====== Material provided

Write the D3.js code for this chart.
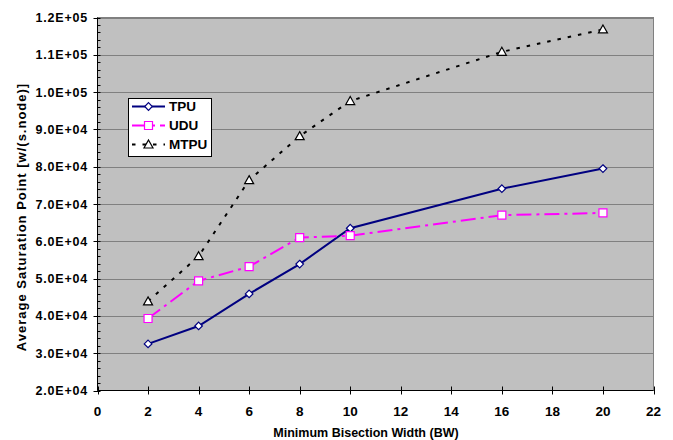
<!DOCTYPE html>
<html><head><meta charset="utf-8">
<script src="https://cdn.jsdelivr.net/npm/d3@7/dist/d3.min.js"></script>
<style>
html,body{margin:0;padding:0;background:#fff;}
svg{display:block;font-family:"Liberation Sans",Arial,sans-serif;font-weight:bold;}
</style></head>
<body>
<svg id="c" width="673" height="440"></svg>
<script>
const bw = [2, 4, 6, 8, 10, 16, 20];
const tpu = [32500, 37300, 45900, 53900, 63500, 74100, 79500];
const udu = [39300, 49400, 53200, 61000, 61500, 67000, 67600];
const mtpu = [43900, 56000, 76400, 88200, 97600, 110800, 116800];
const xTicks = [0, 2, 4, 6, 8, 10, 12, 14, 16, 18, 20, 22];
const yTicks = [20000, 30000, 40000, 50000, 60000, 70000, 80000, 90000, 100000, 110000, 120000];
const yTickLabels = ["2.0E+04","3.0E+04","4.0E+04","5.0E+04","6.0E+04","7.0E+04","8.0E+04","9.0E+04","1.0E+05","1.1E+05","1.2E+05"];
const seriesNames = ["TPU", "UDU", "MTPU"];

const svg = d3.select("#c");
const L = 97.5, R = 653.5, T = 17.5, B = 390.5;
const x = d3.scaleLinear().domain([0, 22]).range([L, R]);
const y = d3.scaleLinear().domain([20000, 120000]).range([B, T]);

// plot area
svg.append("rect").attr("x", L).attr("y", T).attr("width", R - L).attr("height", B - T)
  .attr("fill", "#c0c0c0").attr("stroke", "#808080").attr("stroke-width", 1);

// gridlines
svg.append("g").selectAll("line").data(yTicks.slice(1)).join("line")
  .attr("x1", L).attr("x2", R)
  .attr("y1", d => Math.round(y(d)) + 0.5).attr("y2", d => Math.round(y(d)) + 0.5)
  .attr("stroke", "#808080").attr("stroke-width", 1);

// y axis
const minor = d3.range(20000, 120001, 2000).filter(v => v % 10000 !== 0);
const gy = svg.append("g");
gy.append("line").attr("x1", L).attr("x2", L).attr("y1", T).attr("y2", B).attr("stroke", "#000");
gy.selectAll(".mj").data(yTicks).join("line").attr("class", "mj")
  .attr("x1", L - 4).attr("x2", L + 3)
  .attr("y1", d => Math.round(y(d)) + 0.5).attr("y2", d => Math.round(y(d)) + 0.5).attr("stroke", "#000");
gy.selectAll(".mn").data(minor).join("line").attr("class", "mn")
  .attr("x1", L).attr("x2", L + 3)
  .attr("y1", d => Math.round(y(d)) + 0.5).attr("y2", d => Math.round(y(d)) + 0.5).attr("stroke", "#000");
gy.selectAll("text").data(yTicks).join("text")
  .attr("x", 88).attr("y", d => y(d)).attr("dy", "0.36em")
  .attr("text-anchor", "end").attr("font-size", 12.5).attr("letter-spacing", 0.8)
  .text((d, i) => yTickLabels[i]);

// x axis
const gx = svg.append("g");
gx.append("line").attr("x1", L).attr("x2", R).attr("y1", B).attr("y2", B).attr("stroke", "#000");
gx.selectAll("line.t").data(xTicks).join("line").attr("class", "t")
  .attr("x1", d => Math.round(x(d)) + 0.5).attr("x2", d => Math.round(x(d)) + 0.5)
  .attr("y1", B - 4).attr("y2", B + 4).attr("stroke", "#000");
gx.selectAll("text").data(xTicks).join("text")
  .attr("x", d => x(d)).attr("y", 415.5)
  .attr("text-anchor", "middle").attr("font-size", 13.5)
  .text(d => d);

// axis titles
svg.append("text").attr("x", 366).attr("y", 437).attr("text-anchor", "middle")
  .attr("font-size", 12.5).text("Minimum Bisection Width (BW)");
svg.append("text").attr("transform", "translate(26,217) rotate(-90)").attr("text-anchor", "middle")
  .attr("font-size", 13).attr("letter-spacing", 1).text("Average Saturation Point [w/(s.node)]");

// symbols
const diamond = { draw(c, s) { const r = 3.8; c.moveTo(0, -r); c.lineTo(r, 0); c.lineTo(0, r); c.lineTo(-r, 0); c.closePath(); } };
const square = { draw(c, s) { const r = 4; c.moveTo(-r, -r); c.lineTo(r, -r); c.lineTo(r, r); c.lineTo(-r, r); c.closePath(); } };
const tri = { draw(c, s) { c.moveTo(0, -4.5); c.lineTo(4.5, 3.5); c.lineTo(-4.5, 3.5); c.closePath(); } };

const series = [
  { name: seriesNames[0], vals: tpu, color: "#000080", dash: null, sym: diamond, sw: 2 },
  { name: seriesNames[1], vals: udu, color: "#ff00ff", dash: "15,5,3,5", sym: square, sw: 2 },
  { name: seriesNames[2], vals: mtpu, color: "#000000", dash: "3.5,7", sym: tri, sw: 2 }
];

const line = d3.line().x(d => x(d[0])).y(d => y(d[1]));
series.forEach(s => {
  const pts = bw.map((b, i) => [b, s.vals[i]]);
  svg.append("path").datum(pts).attr("d", line).attr("fill", "none")
    .attr("stroke", s.color).attr("stroke-width", s.sw).attr("stroke-dasharray", s.dash);
  svg.append("g").selectAll("path").data(pts).join("path")
    .attr("transform", d => `translate(${x(d[0])},${y(d[1])})`)
    .attr("d", d3.symbol(s.sym)())
    .attr("fill", "#fff").attr("stroke", s.color).attr("stroke-width", 1.2);
});

// legend
const lg = svg.append("g");
lg.append("rect").attr("x", 128.5).attr("y", 98.5).attr("width", 83).attr("height", 58)
  .attr("fill", "#fff").attr("stroke", "#000").attr("stroke-width", 1);
series.forEach((s, i) => {
  const yy = 106.5 + i * 19;
  lg.append("line").attr("x1", 132).attr("x2", 165).attr("y1", yy).attr("y2", yy)
    .attr("stroke", s.color).attr("stroke-width", s.sw).attr("stroke-dasharray", s.dash);
  lg.append("path").attr("transform", `translate(148.5,${yy})`).attr("d", d3.symbol(s.sym)())
    .attr("fill", "#fff").attr("stroke", s.color).attr("stroke-width", 1.2);
  lg.append("text").attr("x", 169).attr("y", yy).attr("dy", "0.36em").attr("font-size", 13.5)
    .text(s.name);
});
</script>
</body></html>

============

## Exercise
Keep the pictures out of the copy and write out the data exactly as it stands.

## The solution
Write the D3.js code for this chart.
<!DOCTYPE html>
<html><head><meta charset="utf-8">
<script src="https://cdn.jsdelivr.net/npm/d3@7/dist/d3.min.js"></script>
<style>
html,body{margin:0;padding:0;background:#fff;}
svg{display:block;font-family:"Liberation Sans",Arial,sans-serif;font-weight:bold;}
</style></head>
<body>
<svg id="c" width="673" height="440"></svg>
<script>
const bw = [2, 4, 6, 8, 10, 16, 20];
const tpu = [32500, 37300, 45900, 53900, 63500, 74100, 79500];
const udu = [39300, 49400, 53200, 61000, 61500, 67000, 67600];
const mtpu = [43900, 56000, 76400, 88200, 97600, 110800, 116800];
const xTicks = [0, 2, 4, 6, 8, 10, 12, 14, 16, 18, 20, 22];
const yTicks = [20000, 30000, 40000, 50000, 60000, 70000, 80000, 90000, 100000, 110000, 120000];
const yTickLabels = ["2.0E+04","3.0E+04","4.0E+04","5.0E+04","6.0E+04","7.0E+04","8.0E+04","9.0E+04","1.0E+05","1.1E+05","1.2E+05"];
const seriesNames = ["TPU", "UDU", "MTPU"];

const svg = d3.select("#c");
const L = 97.5, R = 653.5, T = 17.5, B = 390.5;
const x = d3.scaleLinear().domain([0, 22]).range([L, R]);
const y = d3.scaleLinear().domain([20000, 120000]).range([B, T]);

// plot area
svg.append("rect").attr("x", L).attr("y", T).attr("width", R - L).attr("height", B - T)
  .attr("fill", "#c0c0c0").attr("stroke", "#808080").attr("stroke-width", 1);

// gridlines
svg.append("g").selectAll("line").data(yTicks.slice(1)).join("line")
  .attr("x1", L).attr("x2", R)
  .attr("y1", d => Math.round(y(d)) + 0.5).attr("y2", d => Math.round(y(d)) + 0.5)
  .attr("stroke", "#808080").attr("stroke-width", 1);

// y axis
const minor = d3.range(20000, 120001, 2000).filter(v => v % 10000 !== 0);
const gy = svg.append("g");
gy.append("line").attr("x1", L).attr("x2", L).attr("y1", T).attr("y2", B).attr("stroke", "#000");
gy.selectAll(".mj").data(yTicks).join("line").attr("class", "mj")
  .attr("x1", L - 4).attr("x2", L + 3)
  .attr("y1", d => Math.round(y(d)) + 0.5).attr("y2", d => Math.round(y(d)) + 0.5).attr("stroke", "#000");
gy.selectAll(".mn").data(minor).join("line").attr("class", "mn")
  .attr("x1", L).attr("x2", L + 3)
  .attr("y1", d => Math.round(y(d)) + 0.5).attr("y2", d => Math.round(y(d)) + 0.5).attr("stroke", "#000");
gy.selectAll("text").data(yTicks).join("text")
  .attr("x", 88).attr("y", d => y(d)).attr("dy", "0.36em")
  .attr("text-anchor", "end").attr("font-size", 12.5).attr("letter-spacing", 0.8)
  .text((d, i) => yTickLabels[i]);

// x axis
const gx = svg.append("g");
gx.append("line").attr("x1", L).attr("x2", R).attr("y1", B).attr("y2", B).attr("stroke", "#000");
gx.selectAll("line.t").data(xTicks).join("line").attr("class", "t")
  .attr("x1", d => Math.round(x(d)) + 0.5).attr("x2", d => Math.round(x(d)) + 0.5)
  .attr("y1", B - 4).attr("y2", B + 4).attr("stroke", "#000");
gx.selectAll("text").data(xTicks).join("text")
  .attr("x", d => x(d)).attr("y", 415.5)
  .attr("text-anchor", "middle").attr("font-size", 13.5)
  .text(d => d);

// axis titles
svg.append("text").attr("x", 366).attr("y", 437).attr("text-anchor", "middle")
  .attr("font-size", 12.5).text("Minimum Bisection Width (BW)");
svg.append("text").attr("transform", "translate(26,217) rotate(-90)").attr("text-anchor", "middle")
  .attr("font-size", 13).attr("letter-spacing", 1).text("Average Saturation Point [w/(s.node)]");

// symbols
const diamond = { draw(c, s) { const r = 3.8; c.moveTo(0, -r); c.lineTo(r, 0); c.lineTo(0, r); c.lineTo(-r, 0); c.closePath(); } };
const square = { draw(c, s) { const r = 4; c.moveTo(-r, -r); c.lineTo(r, -r); c.lineTo(r, r); c.lineTo(-r, r); c.closePath(); } };
const tri = { draw(c, s) { c.moveTo(0, -4.5); c.lineTo(4.5, 3.5); c.lineTo(-4.5, 3.5); c.closePath(); } };

const series = [
  { name: seriesNames[0], vals: tpu, color: "#000080", dash: null, sym: diamond, sw: 2 },
  { name: seriesNames[1], vals: udu, color: "#ff00ff", dash: "15,5,3,5", sym: square, sw: 2 },
  { name: seriesNames[2], vals: mtpu, color: "#000000", dash: "3.5,7", sym: tri, sw: 2 }
];

const line = d3.line().x(d => x(d[0])).y(d => y(d[1]));
series.forEach(s => {
  const pts = bw.map((b, i) => [b, s.vals[i]]);
  svg.append("path").datum(pts).attr("d", line).attr("fill", "none")
    .attr("stroke", s.color).attr("stroke-width", s.sw).attr("stroke-dasharray", s.dash);
  svg.append("g").selectAll("path").data(pts).join("path")
    .attr("transform", d => `translate(${x(d[0])},${y(d[1])})`)
    .attr("d", d3.symbol(s.sym)())
    .attr("fill", "#fff").attr("stroke", s.color).attr("stroke-width", 1.2);
});

// legend
const lg = svg.append("g");
lg.append("rect").attr("x", 128.5).attr("y", 98.5).attr("width", 83).attr("height", 58)
  .attr("fill", "#fff").attr("stroke", "#000").attr("stroke-width", 1);
series.forEach((s, i) => {
  const yy = 106.5 + i * 19;
  lg.append("line").attr("x1", 132).attr("x2", 165).attr("y1", yy).attr("y2", yy)
    .attr("stroke", s.color).attr("stroke-width", s.sw).attr("stroke-dasharray", s.dash);
  lg.append("path").attr("transform", `translate(148.5,${yy})`).attr("d", d3.symbol(s.sym)())
    .attr("fill", "#fff").attr("stroke", s.color).attr("stroke-width", 1.2);
  lg.append("text").attr("x", 169).attr("y", yy).attr("dy", "0.36em").attr("font-size", 13.5)
    .text(s.name);
});
</script>
</body></html>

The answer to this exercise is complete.